::: PROVIDED DATA

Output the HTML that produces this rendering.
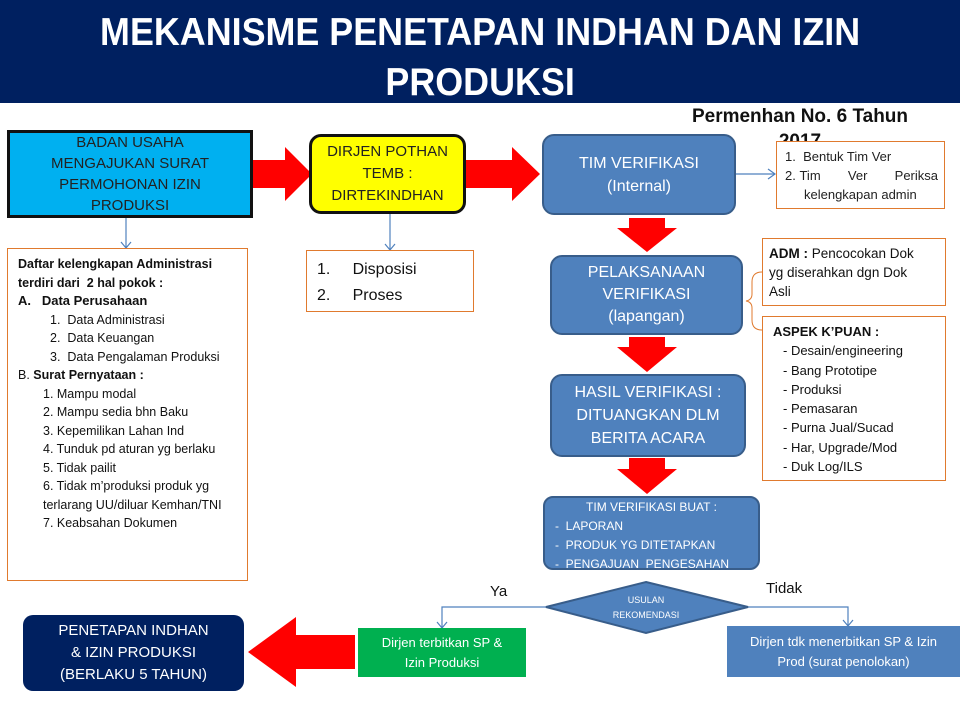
<!DOCTYPE html>
<html><head><meta charset="utf-8"><style>
*{margin:0;padding:0;box-sizing:border-box}
body{width:960px;height:720px;position:relative;background:#fff;font-family:"Liberation Sans",sans-serif;overflow:hidden}
.a{position:absolute}
.t{display:flex;align-items:center;justify-content:center;text-align:center}
.blue{background:#4f81bd;border:2px solid #385d8a;border-radius:12px;color:#fff}
.ob{border:1px solid #e07a2e;background:#fff}
</style></head><body>
<div class="a" style="left:0;top:0;width:960px;height:103px;background:#002060"></div>
<div class="a" style="left:0;top:8px;width:960px;text-align:center;color:#fff;font-weight:bold;font-size:39px;line-height:50px">
<div style="display:inline-block;transform:scaleX(0.92)">MEKANISME PENETAPAN INDHAN DAN IZIN<br>PRODUKSI</div></div>

<div class="a" style="left:675px;top:104px;width:250px;text-align:center;font-weight:bold;font-size:19px;line-height:25px;color:#111">Permenhan No. 6 Tahun<br>2017</div>

<svg class="a" style="left:0;top:0" width="960" height="720">
<g fill="#ff0000">
<polygon points="250,160 285,160 285,147 312,174 285,201 285,188 250,188"/>
<polygon points="465,160 512,160 512,147 540,174 512,201 512,188 465,188"/>
<polygon points="629,218 665,218 665,228 677,228 647,252 617,228 629,228"/>
<polygon points="629,337 665,337 665,347 677,347 647,372 617,347 629,347"/>
<polygon points="629,458 665,458 665,469 677,469 647,494 617,469 629,469"/>
<polygon points="355,635 296,635 296,617 248,652 296,687 296,669 355,669"/>
</g>
<g stroke="#4f81bd" stroke-width="1.2" fill="none">
<line x1="126" y1="218" x2="126" y2="248"/><polyline points="121,242 126,248 131,242"/>
<line x1="390" y1="214" x2="390" y2="250"/><polyline points="385,244 390,250 395,244"/>
<line x1="735" y1="174" x2="775" y2="174"/><polyline points="768,169 775,174 768,179"/>
<polyline points="546,607 442,607 442,628"/><polyline points="437,622 442,628 447,622"/>
<polyline points="746,607 848,607 848,626"/><polyline points="843,620 848,626 853,620"/>
</g>
<path d="M762,272 Q752,272 752,282 L752,294 Q752,300 746,301 Q752,302 752,308 L752,320 Q752,330 762,330" stroke="#e07a2e" stroke-width="1" fill="none"/>
<polygon points="646,582 748,607 646,633 546,607" fill="#4f81bd" stroke="#385d8a" stroke-width="2"/>
</svg>

<div class="a t" style="left:7px;top:130px;width:246px;height:88px;background:#00b0f0;border:3px solid #111;font-size:15px;line-height:21px;color:#222">BADAN USAHA<br>MENGAJUKAN SURAT<br>PERMOHONAN IZIN<br>PRODUKSI</div>
<div class="a t" style="left:309px;top:134px;width:157px;height:80px;background:#ffff00;border:3px solid #111;border-radius:12px;font-size:15px;line-height:22px;color:#222">DIRJEN POTHAN<br>TEMB :<br>DIRTEKINDHAN</div>
<div class="a t blue" style="left:542px;top:134px;width:194px;height:81px;font-size:16px;line-height:23px">TIM VERIFIKASI<br>(Internal)</div>
<div class="a ob" style="left:776px;top:141px;width:169px;height:68px;font-size:13px;line-height:19px;padding:5px 6px 0 8px;color:#222">
<div>1.&nbsp; Bentuk Tim Ver</div>
<div style="display:flex"><span>2.&nbsp;</span><span style="text-align:justify;text-align-last:justify;flex:1">Tim Ver Periksa</span></div>
<div style="padding-left:19px">kelengkapan admin</div></div>

<div class="a t blue" style="left:550px;top:255px;width:193px;height:80px;font-size:16px;line-height:22px">PELAKSANAAN<br>VERIFIKASI<br>(lapangan)</div>
<div class="a ob" style="left:762px;top:238px;width:184px;height:68px;font-size:13.5px;line-height:19px;padding:5px 6px;color:#111"><b>ADM :</b> Pencocokan Dok<br>yg diserahkan dgn Dok<br>Asli</div>
<div class="a ob" style="left:762px;top:316px;width:184px;height:165px;font-size:13px;line-height:19.3px;padding:5px 10px;color:#111"><b>ASPEK K’PUAN :</b><div style="padding-left:10px">- Desain/engineering<br>- Bang Prototipe<br>- Produksi<br>- Pemasaran<br>- Purna Jual/Sucad<br>- Har, Upgrade/Mod<br>- Duk Log/ILS</div></div>

<div class="a t blue" style="left:550px;top:374px;width:196px;height:83px;font-size:16px;line-height:23px">HASIL VERIFIKASI :<br>DITUANGKAN DLM<br>BERITA ACARA</div>
<div class="a blue" style="left:543px;top:496px;width:217px;height:74px;font-size:12px;line-height:19px;padding:0 0 0 10px;border-radius:10px;overflow:hidden">
<div style="text-align:center;padding-right:10px">TIM VERIFIKASI BUAT :</div>
<div>-&nbsp; LAPORAN</div><div>-&nbsp; PRODUK YG DITETAPKAN</div><div>-&nbsp; PENGAJUAN&nbsp; PENGESAHAN</div></div>
<div class="a t" style="left:586px;top:592px;width:120px;height:32px;color:#fff;font-size:9px;line-height:15px">USULAN<br>REKOMENDASI</div>
<div class="a" style="left:490px;top:583px;font-size:15px;color:#111">Ya</div>
<div class="a" style="left:766px;top:580px;font-size:15px;color:#111">Tidak</div>
<div class="a t" style="left:358px;top:628px;width:168px;height:49px;background:#00b050;color:#fff;font-size:13px;line-height:20px">Dirjen terbitkan SP &amp;<br>Izin Produksi</div>
<div class="a t" style="left:727px;top:626px;width:233px;height:51px;background:#4f81bd;color:#fff;font-size:13px;line-height:20px">Dirjen tdk menerbitkan SP &amp; Izin<br>Prod (surat penolokan)</div>
<div class="a t" style="left:23px;top:615px;width:221px;height:76px;background:#002060;border-radius:10px;color:#fff;font-size:15px;line-height:22px">PENETAPAN INDHAN<br>&amp; IZIN PRODUKSI<br>(BERLAKU 5 TAHUN)</div>

<div class="a ob" style="left:7px;top:248px;width:241px;height:333px;font-size:12.5px;line-height:18.5px;padding:6px 0 0 10px;color:#111">
<b>Daftar kelengkapan Administrasi<br>terdiri dari&nbsp; 2 hal pokok :</b>
<div style="font-size:13px"><b>A.&nbsp;&nbsp; Data Perusahaan</b></div>
<div style="padding-left:32px">1.&nbsp; Data Administrasi<br>2.&nbsp; Data Keuangan<br>3.&nbsp; Data Pengalaman Produksi</div>
<div>B. <b>Surat Pernyataan :</b></div>
<div style="padding-left:25px">1. Mampu modal<br>2. Mampu sedia bhn Baku<br>3. Kepemilikan Lahan Ind<br>4. Tunduk pd aturan yg berlaku<br>5. Tidak pailit<br>6. Tidak m’produksi produk yg<br>terlarang UU/diluar Kemhan/TNI<br>7. Keabsahan Dokumen</div></div>

<div class="a ob" style="left:306px;top:250px;width:168px;height:62px;font-size:16px;line-height:26px;padding:6px 0 0 10px;color:#111">1.&nbsp;&nbsp;&nbsp;&nbsp; Disposisi<br>2.&nbsp;&nbsp;&nbsp;&nbsp; Proses</div>
</body></html>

::::::

→ **DO THIS**
Repeat the lines exactly as they stand, from the opening line of the data through the line with "INDHAN DAN IZIN<br>PRODUKSI</div></div>". Pictures stay out of the copy.

→ **WORKED SOLUTION**
Output the HTML that produces this rendering.
<!DOCTYPE html>
<html><head><meta charset="utf-8"><style>
*{margin:0;padding:0;box-sizing:border-box}
body{width:960px;height:720px;position:relative;background:#fff;font-family:"Liberation Sans",sans-serif;overflow:hidden}
.a{position:absolute}
.t{display:flex;align-items:center;justify-content:center;text-align:center}
.blue{background:#4f81bd;border:2px solid #385d8a;border-radius:12px;color:#fff}
.ob{border:1px solid #e07a2e;background:#fff}
</style></head><body>
<div class="a" style="left:0;top:0;width:960px;height:103px;background:#002060"></div>
<div class="a" style="left:0;top:8px;width:960px;text-align:center;color:#fff;font-weight:bold;font-size:39px;line-height:50px">
<div style="display:inline-block;transform:scaleX(0.92)">MEKANISME PENETAPAN INDHAN DAN IZIN<br>PRODUKSI</div></div>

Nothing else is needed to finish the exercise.